How the detector works
humaniser.eu does not score text on a single 0–100 axis. Each passage is tokenised, segmented, and evaluated against a calibrated classifier per language. The classifier emits a posterior probability, which is then mapped through a per-locale calibration curve — the same curves published on the calibration page — to produce a verdict: human, AI, or manual review.
The manual-review state is not a hedge. It is the model declining to make a call when the posterior sits inside the abstain band defined by the language's calibration card. Critics dispute whether detectors should ever abstain; we think the alternative — pretending to know — is what produced the false-accusation incidents that academic integrity offices are still cleaning up from 2023 onward.
Inputs accepted
- Plain text, up to 2,000 characters per scan in the web UI.
- 24 EU languages plus English. Auto-detection is on by default; override per scan if needed.

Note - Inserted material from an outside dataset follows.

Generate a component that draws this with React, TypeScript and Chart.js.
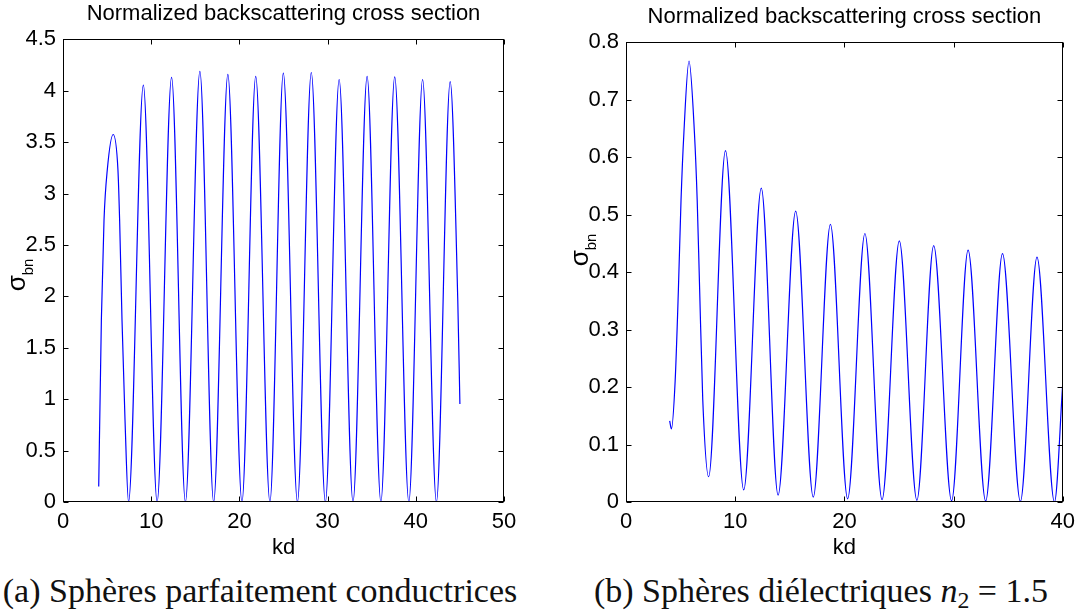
import { useEffect, useRef } from "react";
import { Chart, registerables } from "chart.js";

Chart.register(...registerables);

// ---------- Panel (a): perfectly conducting spheres ----------
const kdA = [4.05, 4.35, 4.65, 5.02, 5.69, 6.23, 6.42, 6.69, 7.03, 7.43, 9.11, 10.67, 12.31, 13.88, 15.52, 17.08, 18.69, 20.29, 21.85, 23.46, 24.98, 26.58, 28.15, 29.75, 31.31, 32.88, 34.48, 36.04, 37.61, 39.21, 40.77, 42.34, 43.9, 44.76, 45.0];
const sigmaA = [0.15, 1.77, 2.74, 3.23, 3.575, 3.23, 2.74, 1.77, 0.8, 0, 4.055, 0, 4.13, 0, 4.188, 0, 4.159, 0, 4.14, 0, 4.172, 0, 4.178, 0, 4.11, 0, 4.14, 0, 4.136, 0, 4.11, 0, 4.09, 1.96, 0.954];
const xTicksA = [0, 10, 20, 30, 40, 50];
const yTicksA = [0, 0.5, 1, 1.5, 2, 2.5, 3, 3.5, 4, 4.5];

// ---------- Panel (b): dielectric spheres n2 = 1.5 ----------
const kdB = [4.0, 4.16, 4.5, 4.8, 5.04, 5.3, 5.77, 6.27, 6.52, 6.73, 7.03, 7.57, 9.11, 10.78, 12.39, 13.93, 15.54, 17.15, 18.72, 20.3, 21.88, 23.45, 25.03, 26.64, 28.18, 29.82, 31.33, 32.94, 34.48, 36.12, 37.64, 39.24, 40.0];
const sigmaB = [0.141, 0.127, 0.21, 0.37, 0.525, 0.641, 0.767, 0.641, 0.525, 0.38, 0.178, 0.044, 0.611, 0.021, 0.546, 0.012, 0.506, 0.0085, 0.483, 0.0056, 0.467, 0.004, 0.454, 0.003, 0.446, 0.002, 0.438, 0.0015, 0.432, 0.001, 0.426, 0.0, 0.207];
const xTicksB = [0, 10, 20, 30, 40];
const yTicksB = [0, 0.1, 0.2, 0.3, 0.4, 0.5, 0.6, 0.7, 0.8];

const TITLE = "Normalized backscattering cross section";
const XLABEL = "kd";
const YSYM = "σ";
const YSUB = "bn";
const FONT = "'Liberation Sans', Arial, Helvetica, sans-serif";

const framePlugin = {
  id: "frame",
  afterDraw(chart: any, _args: any, opts: any) {
    const { ctx, chartArea: a, scales } = chart;
    const L = Math.round(a.left) + 0.5;
    const R = Math.round(a.right) - 0.5;
    const T = Math.round(a.top) + 0.5;
    const B = Math.round(a.bottom) - 0.5;
    const len = 5;
    ctx.save();
    ctx.strokeStyle = "#000";
    ctx.lineWidth = 1;
    ctx.strokeRect(L, T, R - L, B - T);
    ctx.beginPath();
    for (const t of scales.x.ticks) {
      const px = Math.round(scales.x.getPixelForValue(t.value)) + 0.5;
      ctx.moveTo(px, B);
      ctx.lineTo(px, B - len);
      ctx.moveTo(px, T);
      ctx.lineTo(px, T + len);
    }
    for (const t of scales.y.ticks) {
      const py = Math.round(scales.y.getPixelForValue(t.value)) + 0.5;
      ctx.moveTo(L, py);
      ctx.lineTo(L + len, py);
      ctx.moveTo(R, py);
      ctx.lineTo(R - len, py);
    }
    ctx.stroke();

    // y-axis label sigma_bn (rotated, with subscript)
    const symFont = `26px ${FONT}`;
    const subFont = `15px ${FONT}`;
    ctx.font = symFont;
    const w1 = ctx.measureText(YSYM).width;
    ctx.font = subFont;
    const w2 = ctx.measureText(YSUB).width;
    const symX = a.left - opts.symOffset;
    ctx.translate(symX, opts.cy);
    ctx.rotate(-Math.PI / 2);
    ctx.fillStyle = "#000";
    ctx.textBaseline = "alphabetic";
    ctx.textAlign = "left";
    const x0 = -(w1 + w2) / 2;
    ctx.font = symFont;
    ctx.fillText(YSYM, x0, 0);
    ctx.font = subFont;
    ctx.fillText(YSUB, x0 + w1, opts.subDrop);
    ctx.restore();
  },
};

type PanelProps = {
  kd: number[];
  sigma: number[];
  xTicks: number[];
  yTicks: number[];
  left: number;
  width: number;
  height: number;
  yAxisWidth: number;
  padRight: number;
  titlePad: { top: number; bottom: number };
  label: { symOffset: number; subDrop: number; cy: number };
};

function Panel(p: PanelProps) {
  const ref = useRef<HTMLCanvasElement>(null);
  useEffect(() => {
    const canvas = ref.current;
    if (!canvas) return;
    const points = p.kd.map((x, i) => ({ x, y: p.sigma[i] }));
    const xT = p.xTicks;
    const yT = p.yTicks;
    const tickFont = { family: FONT, size: 22, weight: "normal" as const };
    const chart = new Chart(canvas, {
      type: "line",
      data: {
        datasets: [
          {
            data: points,
            borderColor: "#0000ff",
            borderWidth: 1.2,
            pointRadius: 0,
            fill: false,
            cubicInterpolationMode: "monotone",
          },
        ],
      },
      options: {
        animation: false,
        responsive: false,
        devicePixelRatio: 1,
        layout: { padding: { left: 0, right: p.padRight, top: 0, bottom: 0 } },
        plugins: {
          legend: { display: false },
          tooltip: { enabled: false },
          title: {
            display: true,
            text: TITLE,
            fullSize: false,
            color: "#000",
            font: { family: FONT, size: 22, weight: "normal", lineHeight: 1.2 },
            padding: p.titlePad,
          },
          frame: p.label,
        } as any,
        scales: {
          x: {
            type: "linear",
            min: xT[0],
            max: xT[xT.length - 1],
            afterBuildTicks: (s: any) => {
              s.ticks = xT.map((v) => ({ value: v }));
            },
            afterFit: (s: any) => {
              s.height = 68;
            },
            grid: { display: false, drawTicks: false },
            border: { display: false },
            ticks: {
              color: "#000",
              font: tickFont,
              padding: 7,
              maxRotation: 0,
              autoSkip: false,
              callback: (v: any) => String(+v),
            },
            title: {
              display: true,
              text: XLABEL,
              color: "#000",
              font: tickFont,
              padding: { top: 0, bottom: 9 },
            },
          },
          y: {
            type: "linear",
            min: yT[0],
            max: yT[yT.length - 1],
            afterBuildTicks: (s: any) => {
              s.ticks = yT.map((v) => ({ value: v }));
            },
            afterFit: (s: any) => {
              s.width = p.yAxisWidth;
            },
            grid: { display: false, drawTicks: false },
            border: { display: false },
            ticks: {
              color: "#000",
              font: tickFont,
              padding: 7,
              autoSkip: false,
              callback: (v: any) => String(+v),
            },
          },
        },
      } as any,
      plugins: [framePlugin as any],
    });
    return () => chart.destroy();
  }, []);
  return (
    <canvas
      ref={ref}
      width={p.width}
      height={p.height}
      style={{ position: "absolute", left: p.left, top: 0, width: p.width, height: p.height }}
    />
  );
}

const captionStyle: any = {
  position: "absolute",
  top: 574,
  transform: "translateX(-50%)",
  fontFamily: "'Liberation Serif', 'Times New Roman', serif",
  fontSize: 34,
  lineHeight: "34px",
  whiteSpace: "nowrap",
  color: "#111",
};

export default function App() {
  return (
    <div style={{ position: "absolute", left: 0, top: 0, width: 1082, height: 615, background: "#fff", overflow: "hidden" }}>
      <Panel
        kd={kdA}
        sigma={sigmaA}
        xTicks={xTicksA}
        yTicks={yTicksA}
        left={0}
        width={560}
        height={570}
        yAxisWidth={63}
        padRight={56}
        titlePad={{ top: 1, bottom: 12 }}
        label={{ symOffset: 38, subDrop: 8, cy: 275 }}
      />
      <Panel
        kd={kdB}
        sigma={sigmaB}
        xTicks={xTicksB}
        yTicks={yTicksB}
        left={560}
        width={522}
        height={570}
        yAxisWidth={66}
        padRight={16}
        titlePad={{ top: 4, bottom: 11.6 }}
        label={{ symOffset: 38, subDrop: 8, cy: 250 }}
      />
      <div style={{ ...captionStyle, left: 260 }}>(a) Sphères parfaitement conductrices</div>
      <div style={{ ...captionStyle, left: 821 }}>
        (b) Sphères diélectriques <i>n</i>
        <span style={{ fontSize: "0.7em", verticalAlign: "-0.25em" }}>2</span> = 1.5
      </div>
    </div>
  );
}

- Citation-rich academic text is preferred input — the calibration set includes a 4,500-sample arXiv subset.
What the receipt contains
The signed receipt is a JSON object with a SHA-256 hash of the input text, the
model SHA, the calibration-card reference, the verdict, the abstain-band
boundaries used, and a timestamp. The receipt is signed with the
humaniser.eu Ed25519 key whose public half is published at
/.well-known/humaniser-receipts.pub. The format and verification
steps are documented on the receipts page.